▸ Exercise task
Output the material word for word. Leave each picture out.

▸ Data shown
● ● ● ● ●

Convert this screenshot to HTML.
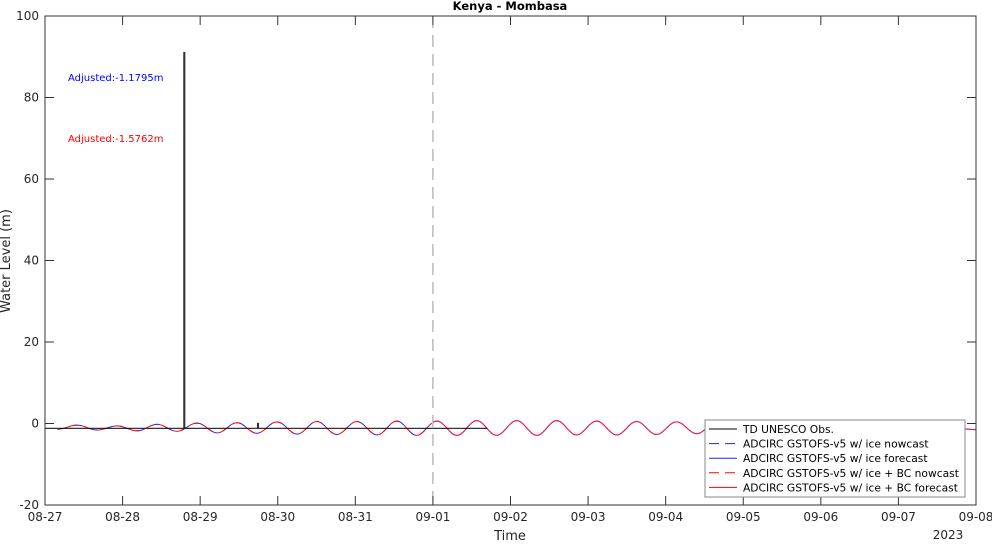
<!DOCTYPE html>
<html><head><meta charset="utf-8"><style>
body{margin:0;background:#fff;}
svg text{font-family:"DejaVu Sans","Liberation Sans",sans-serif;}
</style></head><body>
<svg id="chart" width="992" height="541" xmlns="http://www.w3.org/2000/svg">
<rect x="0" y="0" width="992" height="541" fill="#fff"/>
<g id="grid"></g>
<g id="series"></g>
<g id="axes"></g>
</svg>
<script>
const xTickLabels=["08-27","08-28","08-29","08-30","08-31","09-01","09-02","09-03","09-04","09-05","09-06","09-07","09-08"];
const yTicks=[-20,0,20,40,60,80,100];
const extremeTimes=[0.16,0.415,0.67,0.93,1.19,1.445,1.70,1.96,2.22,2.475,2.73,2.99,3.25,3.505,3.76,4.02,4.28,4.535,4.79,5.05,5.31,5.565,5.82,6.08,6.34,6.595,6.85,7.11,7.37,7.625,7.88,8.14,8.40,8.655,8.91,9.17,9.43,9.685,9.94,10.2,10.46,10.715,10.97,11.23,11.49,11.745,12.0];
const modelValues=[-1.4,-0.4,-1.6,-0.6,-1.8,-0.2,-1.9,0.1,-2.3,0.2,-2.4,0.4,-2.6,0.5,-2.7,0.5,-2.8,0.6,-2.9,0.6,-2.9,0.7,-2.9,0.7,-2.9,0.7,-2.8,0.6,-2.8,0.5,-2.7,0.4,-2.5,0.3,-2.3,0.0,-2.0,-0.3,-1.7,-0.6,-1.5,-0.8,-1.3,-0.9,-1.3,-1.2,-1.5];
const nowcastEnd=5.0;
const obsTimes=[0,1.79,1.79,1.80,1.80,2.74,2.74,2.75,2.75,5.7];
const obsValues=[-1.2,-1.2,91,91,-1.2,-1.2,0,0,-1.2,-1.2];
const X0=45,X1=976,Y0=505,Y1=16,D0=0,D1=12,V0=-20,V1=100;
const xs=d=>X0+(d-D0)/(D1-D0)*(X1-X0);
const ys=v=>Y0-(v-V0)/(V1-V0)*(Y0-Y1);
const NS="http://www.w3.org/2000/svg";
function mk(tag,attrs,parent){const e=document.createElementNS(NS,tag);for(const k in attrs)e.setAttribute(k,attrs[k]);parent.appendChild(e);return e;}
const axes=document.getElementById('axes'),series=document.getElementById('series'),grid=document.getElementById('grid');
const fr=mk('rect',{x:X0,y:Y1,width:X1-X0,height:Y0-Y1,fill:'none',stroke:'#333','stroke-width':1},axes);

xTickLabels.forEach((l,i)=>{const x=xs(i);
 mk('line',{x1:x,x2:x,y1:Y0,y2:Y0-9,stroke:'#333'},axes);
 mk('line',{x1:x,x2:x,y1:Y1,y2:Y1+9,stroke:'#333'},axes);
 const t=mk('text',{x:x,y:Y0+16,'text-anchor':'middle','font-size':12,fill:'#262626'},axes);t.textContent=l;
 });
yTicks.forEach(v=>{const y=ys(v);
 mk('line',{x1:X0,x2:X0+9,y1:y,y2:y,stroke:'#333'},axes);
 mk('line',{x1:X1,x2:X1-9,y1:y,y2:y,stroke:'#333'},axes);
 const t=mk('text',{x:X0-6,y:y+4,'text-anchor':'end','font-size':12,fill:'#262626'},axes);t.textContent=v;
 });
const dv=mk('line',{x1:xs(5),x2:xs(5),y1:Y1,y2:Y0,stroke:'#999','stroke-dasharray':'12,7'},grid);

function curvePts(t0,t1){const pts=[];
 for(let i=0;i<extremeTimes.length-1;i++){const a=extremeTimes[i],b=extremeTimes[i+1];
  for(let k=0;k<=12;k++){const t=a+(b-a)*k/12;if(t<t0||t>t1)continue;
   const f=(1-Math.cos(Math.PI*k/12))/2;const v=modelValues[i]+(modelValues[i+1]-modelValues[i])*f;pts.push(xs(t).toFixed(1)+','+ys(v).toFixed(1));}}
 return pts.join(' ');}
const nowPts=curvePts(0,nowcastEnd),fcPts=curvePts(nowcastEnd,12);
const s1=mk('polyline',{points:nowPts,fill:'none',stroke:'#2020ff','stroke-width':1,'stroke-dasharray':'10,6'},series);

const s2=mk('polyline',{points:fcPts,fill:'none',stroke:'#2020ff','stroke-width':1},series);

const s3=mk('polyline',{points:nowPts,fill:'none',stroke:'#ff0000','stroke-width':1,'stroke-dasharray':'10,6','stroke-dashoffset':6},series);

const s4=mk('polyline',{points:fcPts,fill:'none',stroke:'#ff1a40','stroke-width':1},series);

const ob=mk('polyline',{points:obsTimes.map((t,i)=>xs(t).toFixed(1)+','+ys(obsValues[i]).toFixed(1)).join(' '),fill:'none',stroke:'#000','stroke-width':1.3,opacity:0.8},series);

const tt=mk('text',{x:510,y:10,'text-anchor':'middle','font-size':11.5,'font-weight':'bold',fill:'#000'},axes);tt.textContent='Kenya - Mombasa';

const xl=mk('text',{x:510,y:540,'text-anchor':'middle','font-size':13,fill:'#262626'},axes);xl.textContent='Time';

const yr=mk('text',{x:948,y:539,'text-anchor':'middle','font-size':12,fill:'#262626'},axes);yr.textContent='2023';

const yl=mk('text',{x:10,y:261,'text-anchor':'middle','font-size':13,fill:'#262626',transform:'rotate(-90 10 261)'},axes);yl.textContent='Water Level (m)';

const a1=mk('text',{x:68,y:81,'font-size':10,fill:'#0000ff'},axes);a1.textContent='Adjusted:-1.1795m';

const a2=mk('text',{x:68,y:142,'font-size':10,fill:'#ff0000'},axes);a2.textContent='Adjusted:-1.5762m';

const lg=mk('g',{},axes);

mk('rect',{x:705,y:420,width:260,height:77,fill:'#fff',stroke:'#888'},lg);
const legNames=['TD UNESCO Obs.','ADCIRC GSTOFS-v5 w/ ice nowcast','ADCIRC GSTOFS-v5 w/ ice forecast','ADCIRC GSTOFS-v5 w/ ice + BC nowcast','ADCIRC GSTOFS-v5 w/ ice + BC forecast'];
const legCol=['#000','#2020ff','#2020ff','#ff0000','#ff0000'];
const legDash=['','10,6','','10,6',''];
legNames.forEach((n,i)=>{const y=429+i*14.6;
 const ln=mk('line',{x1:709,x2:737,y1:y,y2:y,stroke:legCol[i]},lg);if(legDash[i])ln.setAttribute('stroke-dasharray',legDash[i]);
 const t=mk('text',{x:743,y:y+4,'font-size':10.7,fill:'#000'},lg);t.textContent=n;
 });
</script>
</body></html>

● ● ● ● ●

▸ Result below
Convert this screenshot to HTML.
<!DOCTYPE html>
<html><head><meta charset="utf-8"><style>
body{margin:0;background:#fff;}
svg text{font-family:"DejaVu Sans","Liberation Sans",sans-serif;}
</style></head><body>
<svg id="chart" width="992" height="541" xmlns="http://www.w3.org/2000/svg">
<rect x="0" y="0" width="992" height="541" fill="#fff"/>
<g id="grid"></g>
<g id="series"></g>
<g id="axes"></g>
</svg>
<script>
const xTickLabels=["08-27","08-28","08-29","08-30","08-31","09-01","09-02","09-03","09-04","09-05","09-06","09-07","09-08"];
const yTicks=[-20,0,20,40,60,80,100];
const extremeTimes=[0.16,0.415,0.67,0.93,1.19,1.445,1.70,1.96,2.22,2.475,2.73,2.99,3.25,3.505,3.76,4.02,4.28,4.535,4.79,5.05,5.31,5.565,5.82,6.08,6.34,6.595,6.85,7.11,7.37,7.625,7.88,8.14,8.40,8.655,8.91,9.17,9.43,9.685,9.94,10.2,10.46,10.715,10.97,11.23,11.49,11.745,12.0];
const modelValues=[-1.4,-0.4,-1.6,-0.6,-1.8,-0.2,-1.9,0.1,-2.3,0.2,-2.4,0.4,-2.6,0.5,-2.7,0.5,-2.8,0.6,-2.9,0.6,-2.9,0.7,-2.9,0.7,-2.9,0.7,-2.8,0.6,-2.8,0.5,-2.7,0.4,-2.5,0.3,-2.3,0.0,-2.0,-0.3,-1.7,-0.6,-1.5,-0.8,-1.3,-0.9,-1.3,-1.2,-1.5];
const nowcastEnd=5.0;
const obsTimes=[0,1.79,1.79,1.80,1.80,2.74,2.74,2.75,2.75,5.7];
const obsValues=[-1.2,-1.2,91,91,-1.2,-1.2,0,0,-1.2,-1.2];
const X0=45,X1=976,Y0=505,Y1=16,D0=0,D1=12,V0=-20,V1=100;
const xs=d=>X0+(d-D0)/(D1-D0)*(X1-X0);
const ys=v=>Y0-(v-V0)/(V1-V0)*(Y0-Y1);
const NS="http://www.w3.org/2000/svg";
function mk(tag,attrs,parent){const e=document.createElementNS(NS,tag);for(const k in attrs)e.setAttribute(k,attrs[k]);parent.appendChild(e);return e;}
const axes=document.getElementById('axes'),series=document.getElementById('series'),grid=document.getElementById('grid');
const fr=mk('rect',{x:X0,y:Y1,width:X1-X0,height:Y0-Y1,fill:'none',stroke:'#333','stroke-width':1},axes);

xTickLabels.forEach((l,i)=>{const x=xs(i);
 mk('line',{x1:x,x2:x,y1:Y0,y2:Y0-9,stroke:'#333'},axes);
 mk('line',{x1:x,x2:x,y1:Y1,y2:Y1+9,stroke:'#333'},axes);
 const t=mk('text',{x:x,y:Y0+16,'text-anchor':'middle','font-size':12,fill:'#262626'},axes);t.textContent=l;
 });
yTicks.forEach(v=>{const y=ys(v);
 mk('line',{x1:X0,x2:X0+9,y1:y,y2:y,stroke:'#333'},axes);
 mk('line',{x1:X1,x2:X1-9,y1:y,y2:y,stroke:'#333'},axes);
 const t=mk('text',{x:X0-6,y:y+4,'text-anchor':'end','font-size':12,fill:'#262626'},axes);t.textContent=v;
 });
const dv=mk('line',{x1:xs(5),x2:xs(5),y1:Y1,y2:Y0,stroke:'#999','stroke-dasharray':'12,7'},grid);

function curvePts(t0,t1){const pts=[];
 for(let i=0;i<extremeTimes.length-1;i++){const a=extremeTimes[i],b=extremeTimes[i+1];
  for(let k=0;k<=12;k++){const t=a+(b-a)*k/12;if(t<t0||t>t1)continue;
   const f=(1-Math.cos(Math.PI*k/12))/2;const v=modelValues[i]+(modelValues[i+1]-modelValues[i])*f;pts.push(xs(t).toFixed(1)+','+ys(v).toFixed(1));}}
 return pts.join(' ');}
const nowPts=curvePts(0,nowcastEnd),fcPts=curvePts(nowcastEnd,12);
const s1=mk('polyline',{points:nowPts,fill:'none',stroke:'#2020ff','stroke-width':1,'stroke-dasharray':'10,6'},series);

const s2=mk('polyline',{points:fcPts,fill:'none',stroke:'#2020ff','stroke-width':1},series);

const s3=mk('polyline',{points:nowPts,fill:'none',stroke:'#ff0000','stroke-width':1,'stroke-dasharray':'10,6','stroke-dashoffset':6},series);

const s4=mk('polyline',{points:fcPts,fill:'none',stroke:'#ff1a40','stroke-width':1},series);

const ob=mk('polyline',{points:obsTimes.map((t,i)=>xs(t).toFixed(1)+','+ys(obsValues[i]).toFixed(1)).join(' '),fill:'none',stroke:'#000','stroke-width':1.3,opacity:0.8},series);

const tt=mk('text',{x:510,y:10,'text-anchor':'middle','font-size':11.5,'font-weight':'bold',fill:'#000'},axes);tt.textContent='Kenya - Mombasa';

const xl=mk('text',{x:510,y:540,'text-anchor':'middle','font-size':13,fill:'#262626'},axes);xl.textContent='Time';

const yr=mk('text',{x:948,y:539,'text-anchor':'middle','font-size':12,fill:'#262626'},axes);yr.textContent='2023';

const yl=mk('text',{x:10,y:261,'text-anchor':'middle','font-size':13,fill:'#262626',transform:'rotate(-90 10 261)'},axes);yl.textContent='Water Level (m)';

const a1=mk('text',{x:68,y:81,'font-size':10,fill:'#0000ff'},axes);a1.textContent='Adjusted:-1.1795m';

const a2=mk('text',{x:68,y:142,'font-size':10,fill:'#ff0000'},axes);a2.textContent='Adjusted:-1.5762m';

const lg=mk('g',{},axes);

mk('rect',{x:705,y:420,width:260,height:77,fill:'#fff',stroke:'#888'},lg);
const legNames=['TD UNESCO Obs.','ADCIRC GSTOFS-v5 w/ ice nowcast','ADCIRC GSTOFS-v5 w/ ice forecast','ADCIRC GSTOFS-v5 w/ ice + BC nowcast','ADCIRC GSTOFS-v5 w/ ice + BC forecast'];
const legCol=['#000','#2020ff','#2020ff','#ff0000','#ff0000'];
const legDash=['','10,6','','10,6',''];
legNames.forEach((n,i)=>{const y=429+i*14.6;
 const ln=mk('line',{x1:709,x2:737,y1:y,y2:y,stroke:legCol[i]},lg);if(legDash[i])ln.setAttribute('stroke-dasharray',legDash[i]);
 const t=mk('text',{x:743,y:y+4,'font-size':10.7,fill:'#000'},lg);t.textContent=n;
 });
</script>
</body></html>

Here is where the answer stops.